1978年に開設された株式会社高砂ケミカル掛川工場は、高砂香料グループの合成部門を担っている製造拠点としてと、医薬品の中間原料やプリンターなどに使用される有機電子材料(OPC)を主要製造品目としています。2003年にISO9001,2005年にISO14001の認証を取得し、独自の触媒技術で工程設計の段階から環境負荷低減に努め、使用済み有機溶媒の再利用による産業廃棄物の削減のほか、研究と生産の連携によるグリーンケミストリーも推進しています。
フローリアクターで連続生産へ
グリーンサステナブルケミストリーを指向する生産技術改革を推進する第一歩として、2013年末に新規技術としてパイプフローリアクター設備を導入しました。高砂香料のコア技術である均一性触媒の性能を最大限に引き出せる気液反応器です。既存のバッチ(オートクレーブ)に比べ、滞留する水素量が1/15以下になることで、潜在的危険度が著しく低下します。また、大型の攪拌機を必要とせず、小型ポンプによる送液撹拌を利用するため、電気量を1/10に削減できます。
フローリアクターの導入に際し、製造部、技術開発部、品証室、施設担当の参加者でリスクアセスメント(HAZOP)を複数回行い、安全性の向上を図りました。また、生産改革への取り組みとして、効率的な連続フロー生産方法の確立を目指しています。今後は、パイプフロ―リアクターの導入を糸口として、回分型連続反応、連続晶析、連続ろ過等、全自動連続生産へ向けて、プロセスイノベーションを推進していきます。
環境負荷低減
1.CO2排出量削減
掛川工場ではこれまで重油ボイラーを使用していましたが、ガスパイプラインが2015年1月より供給開始となり、これに合わせて天然ガスボイラー設備を導入致しました。重油ボイラーと比べて燃焼時に発生するCO2排出量を30%削減しました。また大気汚染の原因となるSOx(硫黄酸化物)やばいじんの発生量がほぼゼロとなりました。 今後は高効率化運転で、更なるエネルギー削減に努めていきます。
2.電気量および廃棄物削減
2016年度より電力削減アクションとして、排水処理場の第一曝気槽に高機能散気管を導入し、電力使用量で前年度比5%削減しました。更に2017年度は第二曝気槽にも高機能散気管を導入して、省エネはもちろん産業廃棄物である汚泥発生量の削減効果にも繋がっています。

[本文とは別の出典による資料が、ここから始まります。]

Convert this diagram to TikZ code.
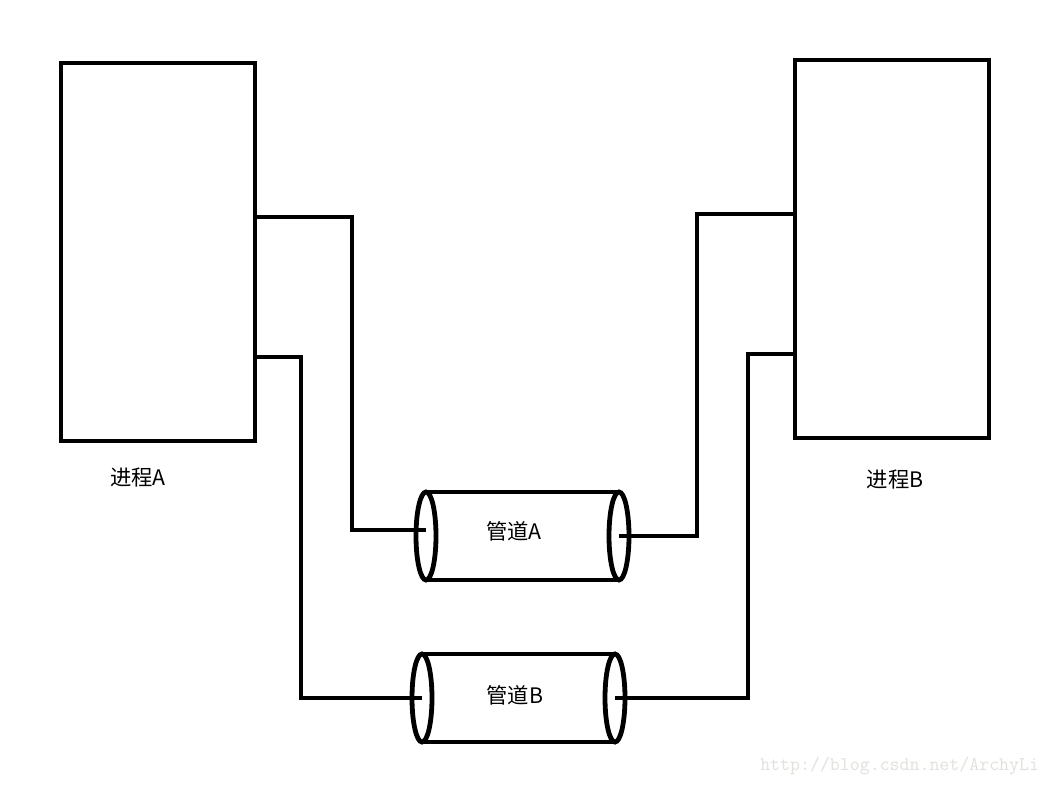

今後も、さらなる地球環境の負荷低減を目指し、意欲的な活動を行っていきます。
社会貢献活動
地域社会との共生
工場周辺の清掃活動、海岸清掃ボランティア、海岸防災林の植樹会、不法投棄廃棄物の回収作業など地域社会に密着した社会貢献活動にも積極的に参加し取り組んでいます。
歴史、文化/教育
掛川市地震・津波対策寄付金
掛川市の市民、企業、団体の協働で地震・津波対策事業の早期の充実強化を図るもので、安心して暮らせる、働ける地域を目指すため、2014年より毎年協力しており、2018年は3月に掛川市へ100万円を寄付しました。